» GIVEN PROBLEM
Check every line in the records below for the word "this" and report how many have it, nothing more.

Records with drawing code
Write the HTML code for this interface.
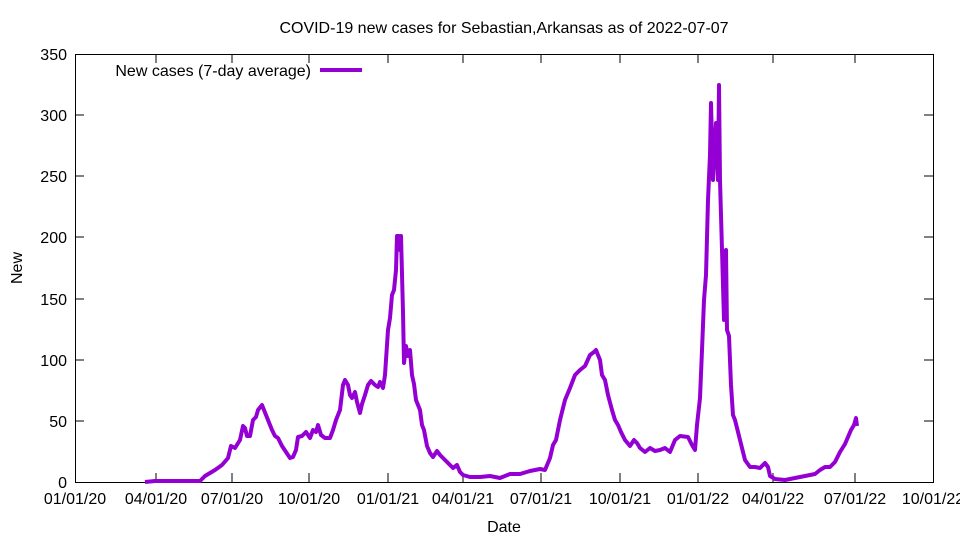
<!DOCTYPE html><html><head><style>body{margin:0;background:#fff}</style></head><body>
<svg width="960" height="540" xmlns="http://www.w3.org/2000/svg" font-family="Liberation Sans, sans-serif" font-size="16">
<rect width="960" height="540" fill="#fff"/>
<text x="504" y="33" text-anchor="middle">COVID-19 new cases for Sebastian,Arkansas as of 2022-07-07</text>
<g stroke="#000" stroke-width="1" fill="none">
<rect x="75.5" y="54.5" width="858" height="428"/>
<path d="M75 421h9M75 360h9M75 299h9M75 237h9M75 176h9M75 115h9M933 421h-9M933 360h-9M933 299h-9M933 237h-9M933 176h-9M933 115h-9
M156 482v-9M232 482v-9M309 482v-9M388 482v-9M463 482v-9M541 482v-9M620 482v-9M698 482v-9M773 482v-9M855 482v-9
M156 54v9M232 54v9M309 54v9M388 54v9M463 54v9M541 54v9M620 54v9M698 54v9M773 54v9M855 54v9"/>
</g>
<g text-anchor="end">
<text x="67" y="488">0</text><text x="67" y="427">50</text><text x="67" y="366">100</text><text x="67" y="305">150</text><text x="67" y="243">200</text><text x="67" y="182">250</text><text x="67" y="121">300</text><text x="67" y="60">350</text>
</g>
<g text-anchor="middle">
<text x="75" y="504">01/01/20</text><text x="156" y="504">04/01/20</text><text x="232" y="504">07/01/20</text><text x="309" y="504">10/01/20</text><text x="388" y="504">01/01/21</text><text x="463" y="504">04/01/21</text><text x="541" y="504">07/01/21</text><text x="620" y="504">10/01/21</text><text x="698" y="504">01/01/22</text><text x="773" y="504">04/01/22</text><text x="855" y="504">07/01/22</text><text x="933" y="504">10/01/22</text>
<text x="504" y="532">Date</text>
<text transform="translate(22,268) rotate(-90)">New</text>
</g>
<text x="311" y="76" text-anchor="end">New cases (7-day average)</text>
<path d="M320 70H362" stroke="#9400d3" stroke-width="4"/>
<polyline fill="none" stroke="#9400d3" stroke-width="4" stroke-linejoin="round" points="145,482 155,481 200,481 205,476 215,470 222,465 228,458 231,446 235,448 240,440 243,426 245,428 247,436 250,436 253,420 256,417 258,410 262,405 264,410 268,420 272,430 275,436 278,438 282,446 286,452 290,458 293,457 296,450 298,437 302,436 306,432 310,438 313,430 316,432 318,425 321,435 325,438 330,438 333,430 336,420 340,410 343,385 345,380 348,385 350,395 352,398 355,392 357,402 360,413 362,404 365,395 368,385 371,381 375,385 378,387 380,382 383,388 385,375 388,330 390,318 392,295 394,290 396,270 397,236 399,236 400,250 401,236 403,312 404,363 406,346 408,356 410,350 412,375 414,384 416,400 418,405 420,410 422,425 424,430 427,446 430,453 433,457 437,451 440,455 443,458 447,462 450,465 453,468 457,465 460,472 463,475 470,477 480,477 490,476 500,478 510,474 520,474 530,471 540,469 545,470 550,458 553,445 556,440 560,420 565,400 570,388 575,375 580,370 585,366 590,355 594,352 596,350 598,355 600,360 602,375 605,380 608,395 612,410 615,420 618,425 621,432 625,440 630,446 634,440 637,443 640,448 645,452 650,448 655,451 660,450 665,448 670,452 675,440 680,436 688,437 692,445 695,450 697,425 700,398 702,350 704,300 706,275 708,200 710,155 711,103 713,180 715,140 716,123 718,180 719,85 720,180 722,250 724,320 726,250 727,330 729,336 731,385 733,415 735,420 738,432 742,448 745,460 750,467 755,467 760,468 765,463 768,467 770,476 775,479 785,480 795,478 805,476 815,474 820,470 825,467 830,467 835,462 840,452 845,444 848,437 851,430 854,425 856,418 857,426"/>
</svg>
</body></html>
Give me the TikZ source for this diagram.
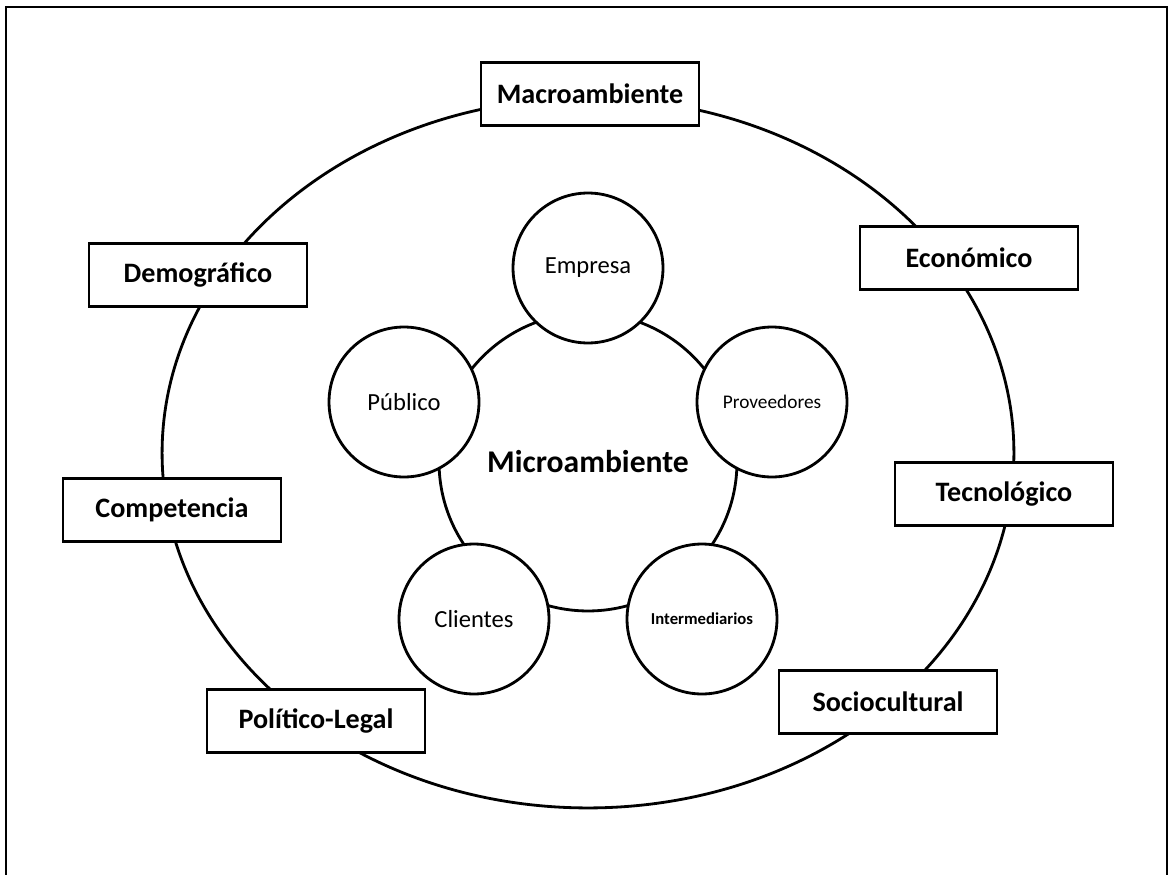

» EXPECTED ANSWER
2